Land, labor, and capital are the means of producing wealth. Land yields rent, while labor produces wages, and capital receives interest. The wealth of any society is measured as the total of rent, wages, and interest. Taxation is government collection of a percentage of the accumulated wealth. How much the government collects, and how it is spent, constitutes the economic system under which that government operates.

For example, if a government collects 25% of the wealth in order to operate, it might be a democracy, with a free capitalist economic system. (See Table 1.) A government that collects 50% of the wealth in order to operate, might be a socialist democracy, with a free capitalist economic system. (See Table 2.) Or a government that collects 75% of the wealth might be a communist (Marxist) system with a dictatorship of the working class and a centrally planned economy. (See Table 3.)

Table 1
Table 2

In Progress and Poverty, George stated that the consequences of dire economic policies were moral issues rather than purely economic issues. So he posed moral questions: "Why should a man benefit merely from the act of ownership, when he may render no services to the community in exchange?" and "What gives the wealthy the right to become rich - not for service rendered to the community, but from the good fortune to have advantageously situated land?" He believed that economic problems stemmed from the unavailability of land for those who needed access to it.

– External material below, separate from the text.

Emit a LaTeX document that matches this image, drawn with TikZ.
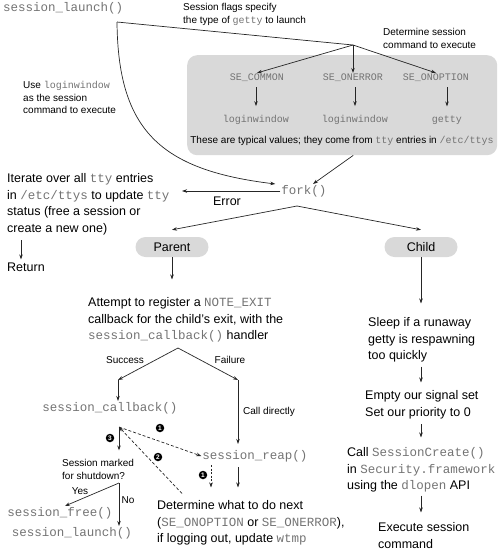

The injustices of rent robbed the working man of his wages and wild speculation in land led to poverty. He therefore suggested a single tax on land, to absorb all rents, with no tax whatsoever on wages or interest. (See Table 4.) A single tax would eventually lead to the ownership of land as common property, rather than as individual property. He believed that the single tax would raise wages, increase earnings of capital, abolish poverty, give employment, and relieve the other economic ills, through a massive redistribution of wealth. He also proposed that businesses which were in their nature monopolies, such as transportation (the railroads) and communications (the telegraph), be government owned and regulated, for the benefit of all.

Table 3
Table 4

Progress and Poverty became a best seller. It was "the book of this half century", wrote the San Francisco Chronicle. It was highly successful and remains the best selling book on economics of all time. After its publication, George promoted his ideas by traveling and speaking around the world. He first went to England to lecture, and found that his ideas were well received. A trip to Ireland was the inspiration for another book, The Land Question, which addressed the Irish poverty problem with the same single tax solution.